Paukenschlag auf dem FIFA-Kongress
Auf dem FIFA-Kongress in Bahrein in dieser Woche wurden jetzt – auch für die Betroffenen völlig überraschend – Eckert und Borbely bei der turnusmäßig anstehenden Neubesetzung der Ethik-Kommission nicht mehr berücksichtigt. Explizit nicht gewünscht wurde seitens der FIFA-Spitze auch nicht eine geordnete Übergabe der Amtsgeschäfte, sondern beide sind – wie bei einer fristlosen Kündigung – Knall auf Fall aussortiert. Hunderte von noch laufenden Verfahren sind davon betroffen und verzögern sich entsprechend bei der Aufarbeitung. Es bleiben ein paar Fragen offen, die hoffentlich in den nächsten Tagen aufgeklärt werden. Auf die Eliminierung der beiden Juriste, angesprochen hiess es von FIFA-Seite zunächst, beide hätten nicht auf der „Nominierungsliste“ für die turnusmäßige Neubesetzung der Ämter gestanden. Damit wäre vor 10 oder 20 Jahren das Thema erledigt gewesen. Heute sind aber Gott-sei-Dank auch ein paar kritische Journalisten vor Ort, die flugs die Nominierungsliste studierten und siehe da, die Namen „Eckert“ und „Borbely“ standen dort ganz oben. Dann hiess es auf einmal: Es sollten mehr Frauen und „Nicht-Europäer“ in der Spitze der FIFA mitarbeiten. Wenn es nach mir geht, können wir bei dem Präsidenten, dem unsympathischen Glatzkopf aus der Schweiz damit gleich mal anfangen. Einmal mehr stinkt der Fisch am Kopf.
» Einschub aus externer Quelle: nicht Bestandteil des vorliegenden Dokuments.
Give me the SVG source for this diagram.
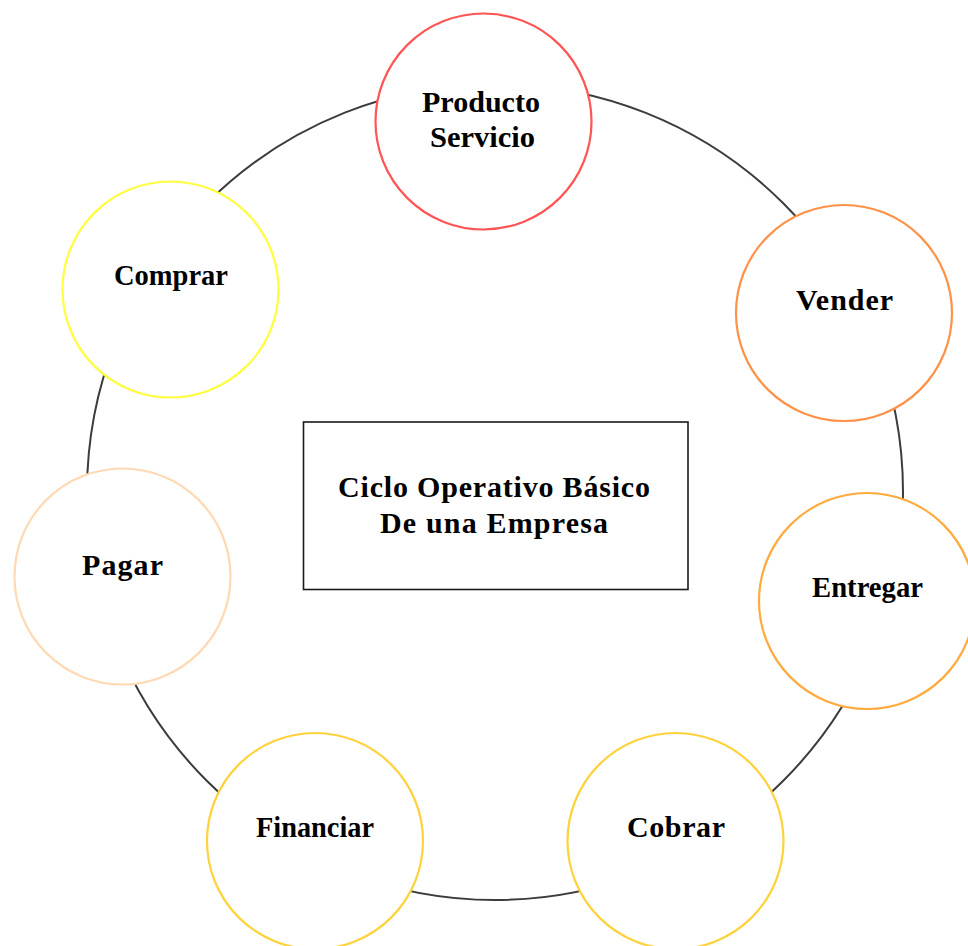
<svg xmlns="http://www.w3.org/2000/svg" width="968" height="946" viewBox="0 0 968 946">
<style>
.ring{fill:none;stroke:#3c3c3c;stroke-width:2}
.node{fill:#fff;stroke-width:2.2}
.lbl{font-family:"Liberation Serif","Times New Roman",serif;font-weight:bold;font-size:30px;fill:#000;text-anchor:middle}
</style>
<rect x="0" y="0" width="968" height="946" fill="#fff"/>
<g id="connectors">
<circle class="ring" cx="495" cy="492" r="408"/>
</g>
<g id="producto">
<circle class="node" cx="483.5" cy="121.5" r="108" stroke="#ff5555"/>
<text class="lbl" x="481" y="112" textLength="118" lengthAdjust="spacingAndGlyphs">Producto</text>
<text class="lbl" x="482.5" y="147" textLength="105" lengthAdjust="spacingAndGlyphs">Servicio</text>
</g>
<g id="vender">
<circle class="node" cx="844" cy="313" r="108" stroke="#ff9148"/>
<text class="lbl" x="844.5" y="310" textLength="97" lengthAdjust="spacing">Vender</text>
</g>
<g id="entregar">
<circle class="node" cx="867" cy="601" r="108" stroke="#ffaa3c"/>
<text class="lbl" x="867.5" y="597" textLength="111" lengthAdjust="spacingAndGlyphs">Entregar</text>
</g>
<g id="cobrar">
<circle class="node" cx="675.5" cy="841" r="108" stroke="#ffd23c"/>
<text class="lbl" x="676" y="837" textLength="98" lengthAdjust="spacing">Cobrar</text>
</g>
<g id="financiar">
<circle class="node" cx="315" cy="841" r="108" stroke="#ffd23c"/>
<text class="lbl" x="315" y="837" textLength="118" lengthAdjust="spacingAndGlyphs">Financiar</text>
</g>
<g id="pagar">
<circle class="node" cx="122.5" cy="576.5" r="108" stroke="#ffd9b4"/>
<text class="lbl" x="122.5" y="575" textLength="81" lengthAdjust="spacing">Pagar</text>
</g>
<g id="comprar">
<circle class="node" cx="170.5" cy="289.5" r="108" stroke="#ffff40"/>
<text class="lbl" x="171" y="285" textLength="114" lengthAdjust="spacingAndGlyphs">Comprar</text>
</g>
<g id="titulo">
<rect x="303.5" y="422" width="384.5" height="167.5" fill="#fff" stroke="#1a1a1a" stroke-width="1.6"/>
<text class="lbl" x="494" y="497" textLength="312" lengthAdjust="spacing">Ciclo Operativo Básico</text>
<text class="lbl" x="494" y="533" textLength="228" lengthAdjust="spacing">De una Empresa</text>
</g>
</svg>
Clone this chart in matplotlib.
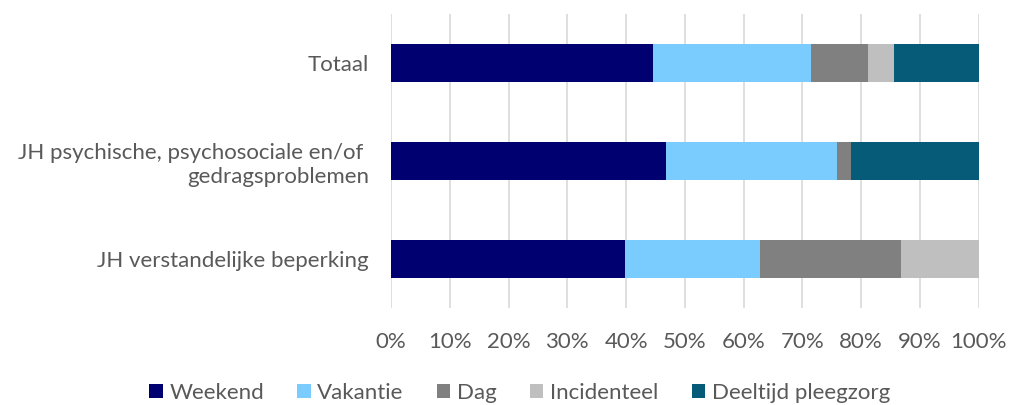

Undurchsichtige Rolle von Reinhard Grindel
Mehr als undurchsichtig ist bei diesem Theater auch die Rolle des neuen DFB-Präsidenten Reinhard Grindel. In Presse-Statements kritisierte er die Entscheidung der FIFA die beiden Juristen abzusetzen, laut Medienberichten verlief die dazu gehörige Abstimmung aber einstimmig. Das würde aber bedeuten er hätte auch dafür gestimmt.
http://www.n-tv.de/sport/fussball/Fifa-schasst-ihre-Spitzen-Ethiker-um-Eckert-article19830889.html
Mir gefällt diese Ämterhäufung ohnehin nicht. Warum muss denn der DFB-Präsident gleichzeitig in den Gremien von UEFA und FIFA sitzen? Die Arbeit kann man auch auf mehrere Schultern verteilen. Das macht diese Gremien auch transparenter und offener. Mit dieser ganzen Aktion in Bahrein haben die Verantwortlichen dem Fußball jedenfalls einen Bärendienst erwiesen und jede Menge Sympathien (meine hatte der neue Präsident ohnehin nicht) verspielt.